As advogadas se reúnem no grupo Jurídico de Saias
Um grupo online, criado a partir de um e-mail, mudou o jeito de mais de 500 mulheres encararem a carreira
Da Redação
Publicado em 19 de março de 2013 às 14h49.
São Paulo - No dia 30 de março de 2009, 14 amigas, todas advogadas, receberam um e-mail cuja mensagem continha um convite e, ao mesmo tempo, uma missão: formar um grupo online para discutir a carreira jurídica dentro das corporações.
“O objetivo era compartilhar ideias, cases que pudessem ajudar as outras em seus trabalhos, além de discussões sobre o papel da mulher e como ela deve agir para avançar profissionalmente”, diz a remetente Josie Jardim, que meses antes de enviar o e-mail tinha assumido a posição de diretora jurídica para a América Latina da General Electric (GE).

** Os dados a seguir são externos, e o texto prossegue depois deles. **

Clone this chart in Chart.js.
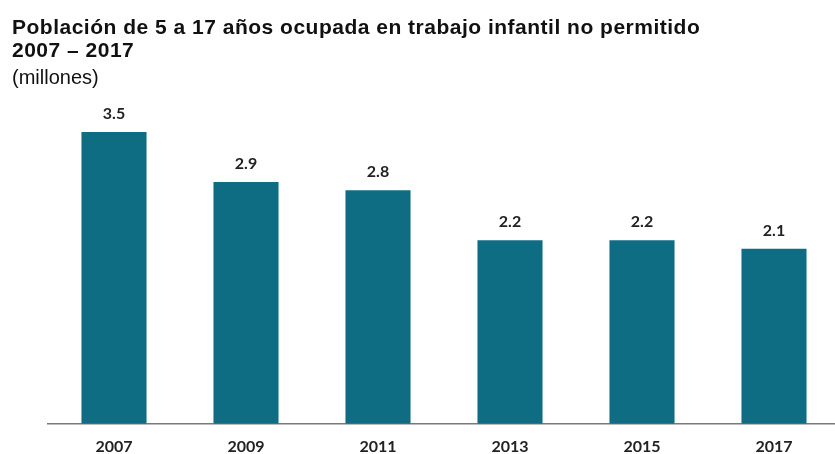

Josie observou em suas viagens que as mulheres começavam a ter um destaque maior nessa área, mas, diferentemente dos homens, não tinham referências femininas para se espelhar. A mensagem foi repassada adiante para outras amigas e dois meses depois surgia o Jurídico de Saias, que desde então ganhou novas adeptas. Hoje, o grupo tem mais de 500 integrantes.
As saias — é assim que elas se referem umas às outras — são advogadas entre 30 e 50 anos de idade que lideram o departamento jurídico de pelo menos 300 médias e grandes companhias nacionais e multinacionais (há empresas com mais de uma representante). A VOCÊ S/A conseguiu reunir, em São Paulo, 18 delas, das quais 11 receberam a primeira mensagem enviada por Josie, da GE, para entender o sucesso do grupo, o que as une e suas conquistas nesses três anos de existência.
O que fica claro, depois de alguns minutos de conversa, é que elas conseguiram derrubar dois mitos consagrados no universo masculino. O primeiro deles diz que as mulheres estão sempre competindo e disputando umas com as outras. O outro diz que elas não sabem fazer networking. “Provamos que ambos estão errados. Aqui, o nível de colaboração é enorme”, diz Andréa Landé, diretora jurídica da Delta Energia.
Para ser aceita por esse clube exclusivo há alguns critérios, como ser convidada por uma “sócia”, trabalhar no departamento jurídico e não pertencer a escritórios de advocacia. A última regra tem por objetivo evitar conflitos de interesse, visto que muitas bancas têm como clientes as empresas para quais as saias trabalham. Ao entrar no grupo, é preciso assinar um contrato de confidencialidade para que os assuntos discutidos ali não vazem.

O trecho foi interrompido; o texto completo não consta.